>> START DATA SUPPLIED
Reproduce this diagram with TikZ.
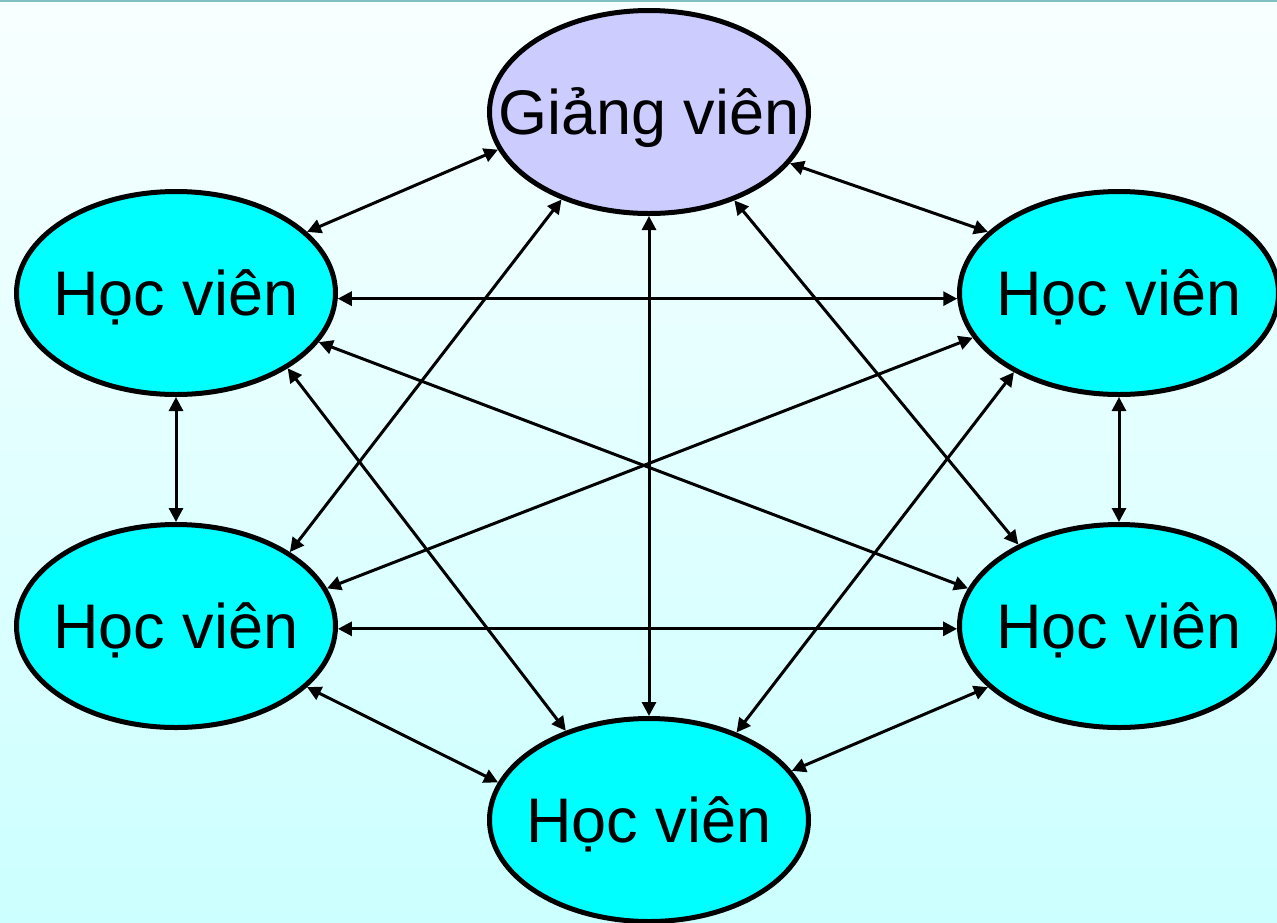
\documentclass[tikz,border=0pt]{standalone}
\usepackage{fontspec}
\setmainfont{Liberation Sans}
\usetikzlibrary{shapes.geometric,arrows.meta}
\definecolor{bgtop}{RGB}{248,255,255}
\definecolor{bgbot}{RGB}{204,255,255}
\definecolor{topline}{RGB}{128,192,192}
\definecolor{lav}{RGB}{204,204,255}
\definecolor{cy}{RGB}{0,255,255}
\tikzset{
  person/.style={ellipse, draw=black, line width=5pt, fill=cy, minimum width=319pt, minimum height=203pt, inner sep=0pt, font=\fontsize{63}{63}\selectfont, text height=45pt, text depth=0pt},
  teacher/.style={person, fill=lav},
  link/.style={line width=3pt, {Triangle[length=14pt,width=14pt]}-{Triangle[length=14pt,width=14pt]}}
}
\newcommand{\lbl}[1]{\makebox[0pt]{#1}}
\begin{document}
\begin{tikzpicture}[x=1pt,y=-1pt]
\useasboundingbox (0,0) rectangle (1277,922);
\shade[top color=bgtop, bottom color=bgbot] (0,0) rectangle (1277,922);
\fill[topline] (0,0) rectangle (1277,2);
\node[teacher] (g) at (649,112) {\lbl{Giảng viên}};
\node[person] (tl) at (176,293) {\lbl{Học viên}};
\node[person] (tr) at (1119,293) {\lbl{Học viên}};
\node[person] (bl) at (176,626) {\lbl{Học viên}};
\node[person] (br) at (1119,626) {\lbl{Học viên}};
\node[person] (b) at (649,820) {\lbl{Học viên}};
\draw[link] (g.194.7) -- (tl.25);
\draw[link] (g.340.4) -- (tr.155.4);
\draw[link] (g.270) -- (b.90);
\draw[link] (g.225.3) -- (bl.33.1);
\draw[link] (g.314.7) -- (br.141.1);
\draw[link] (tl.-2.4) -- (tr.182.4);
\draw[link] (tl.270) -- (bl.90);
\draw[link] (tl.341.3) -- (br.166.6);
\draw[link] (tl.326.8) -- (b.133.5);
\draw[link] (tr.270) -- (br.90);
\draw[link] (tr.197.5) -- (bl.14.1);
\draw[link] (tr.217.5) -- (b.45.6);
\draw[link] (bl.-1.7) -- (br.181.7);
\draw[link] (bl.335.1) -- (b.166.1);
\draw[link] (br.205.2) -- (b.19.2);
\end{tikzpicture}
\end{document}
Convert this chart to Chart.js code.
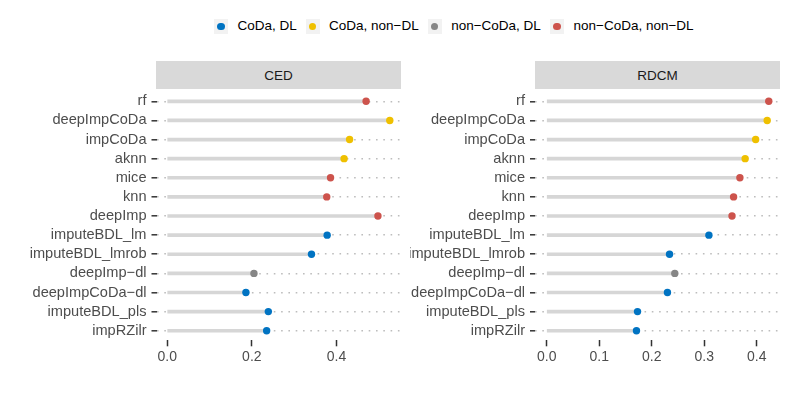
<!DOCTYPE html>
<html>
<head>
<meta charset="utf-8">
<script src="https://cdn.jsdelivr.net/npm/chart.js@4"></script>
<style>
  body { margin: 0; background: #fff; font-family: "Liberation Sans", Arial, sans-serif; }
  #wrap { position: relative; width: 789px; height: 395px; overflow: hidden; }
  canvas { position: absolute; }
  .strip { position: absolute; background: #D9D9D9; color: #1A1A1A; font-size: 13.5px;
           display: flex; align-items: center; justify-content: center; }
  .key { position: absolute; width: 14px; height: 15px; background: #F2F2F2; }
  .key span { position: absolute; left: 3.3px; top: 3.8px; width: 7.4px; height: 7.4px; border-radius: 50%; }
  .lab { position: absolute; font-size: 13.5px; color: #000; line-height: 16px; white-space: nowrap; }
</style>
</head>
<body>
<div id="wrap">
  <div id="legend"></div>
  <div class="strip" style="left:156px;top:61px;width:245px;height:28px;">CED</div>
  <div class="strip" style="left:535px;top:61px;width:245px;height:28px;">RDCM</div>
  <canvas id="ced" width="410" height="302" style="left:0;top:78px;"></canvas>
  <canvas id="rdcm" width="379" height="302" style="left:410px;top:78px;"></canvas>
</div>
<script>
const methods = ['rf', 'deepImpCoDa', 'impCoDa', 'aknn', 'mice', 'knn', 'deepImp',
  'imputeBDL_lm', 'imputeBDL_lmrob', 'deepImp\u2212dl', 'deepImpCoDa\u2212dl', 'imputeBDL_pls', 'impRZilr'];
// 0 = CoDa, DL; 1 = CoDa, non-DL; 2 = non-CoDa, DL; 3 = non-CoDa, non-DL
const methodGroup = [3, 1, 1, 1, 3, 3, 3, 0, 0, 2, 0, 0, 0];
const groupNames = ['CoDa, DL', 'CoDa, non\u2212DL', 'non\u2212CoDa, DL', 'non\u2212CoDa, non\u2212DL'];
const groupColors = ['#0073C2', '#EFC000', '#868686', '#CD534C'];

const cedValues = [0.470, 0.526, 0.431, 0.418, 0.386, 0.377, 0.498, 0.378, 0.341, 0.205, 0.186, 0.239, 0.235];
const rdcmValues = [0.423, 0.420, 0.398, 0.378, 0.368, 0.356, 0.353, 0.309, 0.234, 0.244, 0.230, 0.173, 0.171];

const cedTicks = { min: -0.0253, max: 0.5525, step: 0.2 };
const rdcmTicks = { min: -0.0223, max: 0.4444, step: 0.1 };

// legend
const legendX = [214, 305.5, 427.7, 550];
const legend = document.getElementById('legend');
groupNames.forEach((name, i) => {
  const key = document.createElement('div');
  key.className = 'key';
  key.style.left = legendX[i] + 'px';
  key.style.top = '19px';
  key.innerHTML = '<span style="background:' + groupColors[i] + '"></span>';
  legend.appendChild(key);
  const lab = document.createElement('div');
  lab.className = 'lab';
  lab.style.left = (legendX[i] + 23.5) + 'px';
  lab.style.top = '18px';
  lab.textContent = name;
  legend.appendChild(lab);
});

const family = '"Liberation Sans", Arial, sans-serif';

function panel(id, values, ax, yWidth) {
  const ctx = document.getElementById(id).getContext('2d');
  return new Chart(ctx, {
    type: 'bar',
    data: {
      labels: methods,
      datasets: [{
        type: 'line',
        indexAxis: 'y',
        data: values,
        showLine: false,
        pointRadius: 3.7,
        pointHoverRadius: 3.7,
        pointBorderWidth: 0,
        pointBackgroundColor: methodGroup.map(g => groupColors[g]),
        order: 0
      }, {
        data: values.map(v => [0, v]),
        backgroundColor: '#D6D6D6',
        barThickness: 3,
        order: 1
      }]
    },
    options: {
      indexAxis: 'y',
      responsive: false,
      animation: false,
      layout: { padding: { top: 11.4, right: 9, bottom: 0, left: 0 } },
      plugins: { legend: { display: false }, tooltip: { enabled: false } },
      scales: {
        x: {
          type: 'linear',
          min: ax.min,
          max: ax.max,
          afterFit: s => { s.height = 39.7; },
          ticks: {
            stepSize: ax.step,
            includeBounds: false,
            color: '#4D4D4D',
            font: { family: family, size: 14 },
            padding: 2,
            callback: v => v.toFixed(1)
          },
          grid: { drawOnChartArea: false, tickLength: 6, tickWidth: 1.5, tickColor: '#333333' },
          border: { display: false }
        },
        y: {
          afterFit: s => { s.width = yWidth; },
          ticks: { color: '#4D4D4D', font: { family: family, size: 14.6 }, padding: 5, autoSkip: false },
          grid: {
            offset: false,
            color: '#BDBDBD',
            lineWidth: 1.6,
            tickLength: 5,
            tickWidth: 1.5,
            tickColor: '#333333',
            tickBorderDash: []
          },
          border: { display: false, dash: [1.6, 5.7] }
        }
      }
    }
  });
}

panel('ced', cedValues, cedTicks, 156.5);
panel('rdcm', rdcmValues, rdcmTicks, 125);
</script>
</body>
</html>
>> END DATA SUPPLIED
• EXERCISE DIRECTIONS: Report every line containing the word "this" from the listing above.

• WRITTEN SOLUTION:
Reproduce this diagram with TikZ.
Convert this chart to Chart.js code.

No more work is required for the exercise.